---------- DATASET EXTRACT ----------

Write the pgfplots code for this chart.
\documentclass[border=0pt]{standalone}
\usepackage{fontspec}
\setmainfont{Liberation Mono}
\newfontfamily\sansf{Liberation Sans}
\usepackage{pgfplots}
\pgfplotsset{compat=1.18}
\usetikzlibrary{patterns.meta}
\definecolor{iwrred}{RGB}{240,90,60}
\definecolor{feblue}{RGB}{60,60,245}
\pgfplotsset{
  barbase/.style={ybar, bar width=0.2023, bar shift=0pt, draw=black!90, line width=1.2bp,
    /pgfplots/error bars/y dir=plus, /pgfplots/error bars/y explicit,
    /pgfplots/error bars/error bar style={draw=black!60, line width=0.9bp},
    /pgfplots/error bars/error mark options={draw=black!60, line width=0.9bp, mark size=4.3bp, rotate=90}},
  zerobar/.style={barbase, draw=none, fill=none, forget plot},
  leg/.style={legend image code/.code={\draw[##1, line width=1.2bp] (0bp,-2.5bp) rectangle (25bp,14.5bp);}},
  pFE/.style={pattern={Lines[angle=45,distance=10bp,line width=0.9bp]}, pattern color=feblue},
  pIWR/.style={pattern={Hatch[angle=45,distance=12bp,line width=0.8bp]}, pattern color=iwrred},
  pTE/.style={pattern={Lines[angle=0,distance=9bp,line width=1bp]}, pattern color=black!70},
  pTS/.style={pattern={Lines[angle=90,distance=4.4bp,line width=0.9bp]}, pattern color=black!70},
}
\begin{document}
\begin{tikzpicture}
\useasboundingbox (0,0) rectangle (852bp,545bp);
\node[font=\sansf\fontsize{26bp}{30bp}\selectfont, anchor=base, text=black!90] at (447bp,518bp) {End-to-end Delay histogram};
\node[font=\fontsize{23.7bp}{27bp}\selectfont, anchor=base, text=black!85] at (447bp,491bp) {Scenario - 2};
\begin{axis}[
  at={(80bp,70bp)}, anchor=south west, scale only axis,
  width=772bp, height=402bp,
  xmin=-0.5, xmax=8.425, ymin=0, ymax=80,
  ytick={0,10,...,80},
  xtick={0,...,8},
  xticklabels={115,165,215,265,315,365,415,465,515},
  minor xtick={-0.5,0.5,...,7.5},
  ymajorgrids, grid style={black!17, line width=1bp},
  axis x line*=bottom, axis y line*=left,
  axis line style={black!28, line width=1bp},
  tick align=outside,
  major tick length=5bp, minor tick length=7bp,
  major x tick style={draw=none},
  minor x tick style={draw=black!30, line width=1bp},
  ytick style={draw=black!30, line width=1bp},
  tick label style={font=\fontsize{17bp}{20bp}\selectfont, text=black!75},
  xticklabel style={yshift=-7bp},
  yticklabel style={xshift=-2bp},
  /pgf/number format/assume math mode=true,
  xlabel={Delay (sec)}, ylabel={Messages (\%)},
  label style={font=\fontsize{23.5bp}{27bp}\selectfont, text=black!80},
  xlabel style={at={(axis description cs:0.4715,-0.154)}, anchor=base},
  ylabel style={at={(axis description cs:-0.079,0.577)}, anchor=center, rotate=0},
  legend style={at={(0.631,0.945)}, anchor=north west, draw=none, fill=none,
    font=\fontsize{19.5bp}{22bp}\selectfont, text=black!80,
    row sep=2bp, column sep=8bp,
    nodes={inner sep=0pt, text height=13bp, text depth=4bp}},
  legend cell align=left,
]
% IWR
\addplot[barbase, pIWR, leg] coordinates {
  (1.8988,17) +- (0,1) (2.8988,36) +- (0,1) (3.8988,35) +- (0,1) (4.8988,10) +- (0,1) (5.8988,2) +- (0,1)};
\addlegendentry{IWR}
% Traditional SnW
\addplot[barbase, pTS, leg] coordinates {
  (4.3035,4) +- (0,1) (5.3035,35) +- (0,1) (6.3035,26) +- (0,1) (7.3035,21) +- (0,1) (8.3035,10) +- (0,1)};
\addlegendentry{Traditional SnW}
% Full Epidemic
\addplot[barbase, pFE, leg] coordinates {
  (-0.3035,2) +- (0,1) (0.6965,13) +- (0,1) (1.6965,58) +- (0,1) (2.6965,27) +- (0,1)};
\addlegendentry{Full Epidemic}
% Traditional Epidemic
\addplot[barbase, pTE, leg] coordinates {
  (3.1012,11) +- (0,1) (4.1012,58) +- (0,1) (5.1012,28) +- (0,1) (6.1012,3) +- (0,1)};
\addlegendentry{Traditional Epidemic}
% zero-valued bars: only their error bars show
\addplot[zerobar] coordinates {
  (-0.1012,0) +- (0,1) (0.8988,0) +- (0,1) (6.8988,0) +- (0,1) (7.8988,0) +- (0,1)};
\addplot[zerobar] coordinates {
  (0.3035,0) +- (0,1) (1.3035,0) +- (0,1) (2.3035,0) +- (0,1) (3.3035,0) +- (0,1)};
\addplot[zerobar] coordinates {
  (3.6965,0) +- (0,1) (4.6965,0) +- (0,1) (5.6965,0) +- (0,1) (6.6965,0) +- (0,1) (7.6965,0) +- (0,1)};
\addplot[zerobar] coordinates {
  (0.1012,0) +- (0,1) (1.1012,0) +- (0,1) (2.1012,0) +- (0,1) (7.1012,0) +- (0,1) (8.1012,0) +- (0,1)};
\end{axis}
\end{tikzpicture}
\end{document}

----------

WHAT YOU NEED TO DO.
Look for lines containing the string "code" and copy them all.

ANSWER TO THE PROBLEM.
Write the pgfplots code for this chart.
  leg/.style={legend image code/.code={\draw[##1, line width=1.2bp] (0bp,-2.5bp) rectangle (25bp,14.5bp);}},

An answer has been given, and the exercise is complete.